This example is to demonstrate how to apply the Hidden Single technique in a row.
In row R7 of this puzzle, there are four empty cells, which are (R7,C3), (R7,C4), (R7,C5), and (R7,C9). The digit 5 is not in this row yet. We want to decide which of these four empty cells should be filled with the digit 5. The Hidden Single technique is to look for the cells that are possible to accommodate the digit 5 in the row.
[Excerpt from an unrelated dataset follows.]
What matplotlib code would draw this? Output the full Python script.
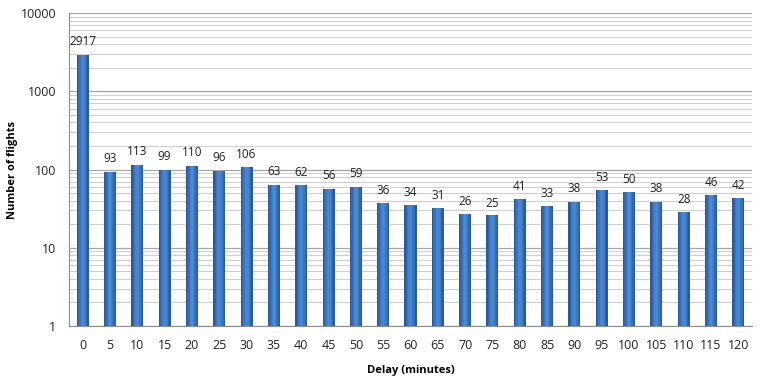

If there is only one such cell, then that cell must be the digit 5.
As shown in Figure 2, the cell (R8,C1) in block B7 is 5. Since each block can only contain the digit 5 once, the cell (R7,C3) in the same block cannot be 5. This cell is eliminated as a possible position for the digit 5. Now three empty cells (R7,C4), (R7,C5), and (R7,C9) remain for the digit 5 in row R7.
As shown in Figure 3, the cell (R2,C5) in column C5 is 5. Since each column can only contain the digit 5 once, the cell (R7,C5) in the same column cannot be 5. It is eliminated as a possible position for the digit 5. Now two empty cells (R7,C4) and (R7,C9) remain for the digit 5 in row R7.
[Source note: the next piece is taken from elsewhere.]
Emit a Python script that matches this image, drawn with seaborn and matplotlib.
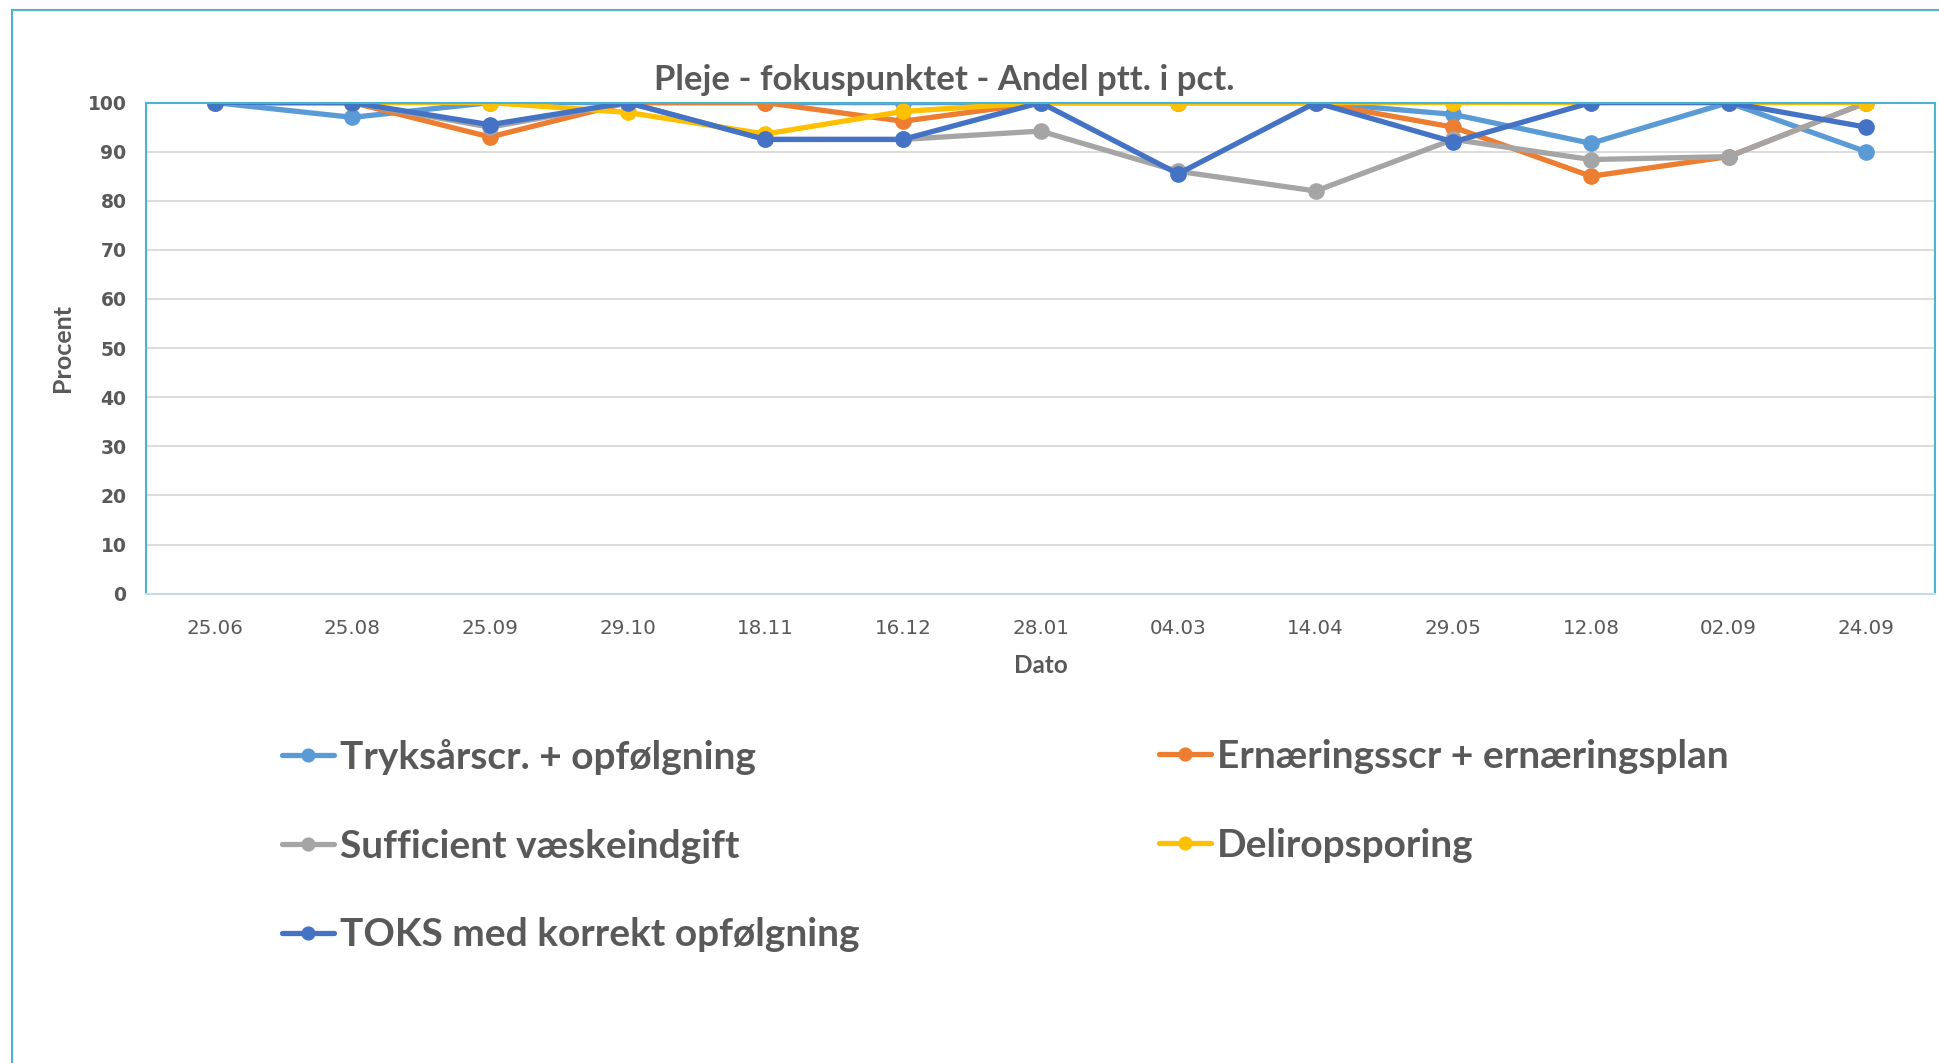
import matplotlib
matplotlib.use("Agg")
import matplotlib.pyplot as plt
import seaborn as sns
import pandas as pd
from matplotlib.patches import Rectangle

dates = ["25.06", "25.08", "25.09", "29.10", "18.11", "16.12", "28.01",
         "04.03", "14.04", "29.05", "12.08", "02.09", "24.09"]
tryksaar = [100, 97, 100, 100, 100, 100, 100, 100, 100, 97.6, 91.7, 100, 90]
ernaering = [100, 100, 93, 100, 100, 96.2, 100, 100, 100, 95, 85, 89, 100]
vaeske = [100, 100, 95, 100, 92.5, 92.5, 94.2, 86, 82, 92.5, 88.4, 89, 100]
delir = [100, 100, 100, 98, 93.6, 98.2, 100, 100, 100, 100, 100, 100, 100]
toks = [100, 100, 95.5, 100, 92.5, 92.5, 100, 85.5, 100, 92, 100, 100, 95]

series_names = ["Tryksårscr. + opfølgning", "Ernæringsscr + ernæringsplan",
                "Sufficient væskeindgift", "Deliropsporing",
                "TOKS med korrekt opfølgning"]
series_vals = [tryksaar, ernaering, vaeske, delir, toks]
colors = ["#5B9BD5", "#ED7D31", "#A5A5A5", "#FFC000", "#4472C4"]

sns.set_theme(style="white")
plt.rcParams['font.family'] = ['Lato', 'DejaVu Sans']

W, H = 1939, 1063
fig = plt.figure(figsize=(W / 100, H / 100), dpi=100)
ax = fig.add_axes([146 / W, 1 - 593.6 / H, (1935 - 146) / W, 491 / H])

txt = "#595959"
teal = "#4BB5CF"

for name, vals, c in zip(series_names, series_vals, colors):
    df = pd.DataFrame({"Dato": dates, "Procent": vals})
    sns.lineplot(data=df, x="Dato", y="Procent", ax=ax, color=c, lw=3.8,
                 marker="o", markersize=12, markeredgecolor=c,
                 markeredgewidth=0, label=name, sort=False)

ax.set_xlim(-0.5, len(dates) - 0.5)
ax.set_ylim(0, 100)
ax.set_yticks(range(0, 101, 10))
ax.yaxis.grid(True, color="#D9D9D9", lw=1.3)
ax.xaxis.grid(False)
ax.tick_params(axis="both", length=0)
for lab in ax.get_yticklabels():
    lab.set_family("DejaVu Sans")
    lab.set_fontweight("bold")
    lab.set_fontsize(13.5)
    lab.set_color(txt)
for lab in ax.get_xticklabels():
    lab.set_family("DejaVu Sans")
    lab.set_fontsize(14.3)
    lab.set_color(txt)
ax.tick_params(axis="y", pad=14)
ax.tick_params(axis="x", pad=18)

ax.set_ylabel("Procent", fontsize=18, fontweight="bold", color=txt, labelpad=10)
ax.set_xlabel("Dato", fontsize=17.5, fontweight="bold", color=txt, labelpad=12)

for side in ["left", "top", "right"]:
    ax.spines[side].set_color(teal)
    ax.spines[side].set_linewidth(1.5)
ax.spines["bottom"].set_color("#C5DCE3")
ax.spines["bottom"].set_linewidth(1.5)

handles, labels = ax.get_legend_handles_labels()
ax.get_legend().remove()

fig.text(944 / W, 1 - 80 / H, "Pleje - fokuspunktet - Andel ptt. i pct.",
         ha="center", va="center", fontsize=25, fontweight="bold", color=txt)

leg_kw = dict(frameon=False, handlelength=1.34, handletextpad=0.15,
              labelspacing=1.38, markerscale=0.85,
              prop={"family": "Lato", "weight": "bold", "size": 28})
idx1 = [0, 2, 4]
idx2 = [1, 3]
leg1 = fig.legend([handles[i] for i in idx1], [labels[i] for i in idx1],
                  loc="upper left", bbox_to_anchor=(247 / W, 1 - 704 / H), **leg_kw)
leg2 = fig.legend([handles[i] for i in idx2], [labels[i] for i in idx2],
                  loc="upper left", bbox_to_anchor=(1124 / W, 1 - 704 / H), **leg_kw)
for leg in (leg1, leg2):
    for t in leg.get_texts():
        t.set_color(txt)

fig.add_artist(Rectangle((12 / W, -0.05), 1.0, 1 - 10 / H + 0.05,
                         transform=fig.transFigure, fill=False,
                         edgecolor=teal, lw=1.5, clip_on=False))

fig.savefig("out.png", dpi=100, facecolor="white")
As shown in Figure 4, the cell (R4,C9) in column C9 is 5. Since each column can only contain the digit 5 once, the cell (R7,C9) in the same column cannot be 5, and it is eliminated as a possible position for the digit 5. Now only one empty cell (R7,C4) remains for the digit 5 in row R7.
The cell (R7,C4) is located in row R7, column C4, and block B8. No digit 5 appears in the same row, the same column, or the same 3x3 block. So the cell (R7,C4) can be a possible position for the digit 5 (Figure 5).
As we can see in Figure 5, the only possible position for the digit 5 in row R7 is the cell (R7,C4). Since each row must contain the digit 5 once, we can conclude that the cell (R7,C4), as the only possible position for the digit 5 in row R7, must be 5. The cell (R7,C4) should be filled with the digit 5, as shown in Figure 6 above.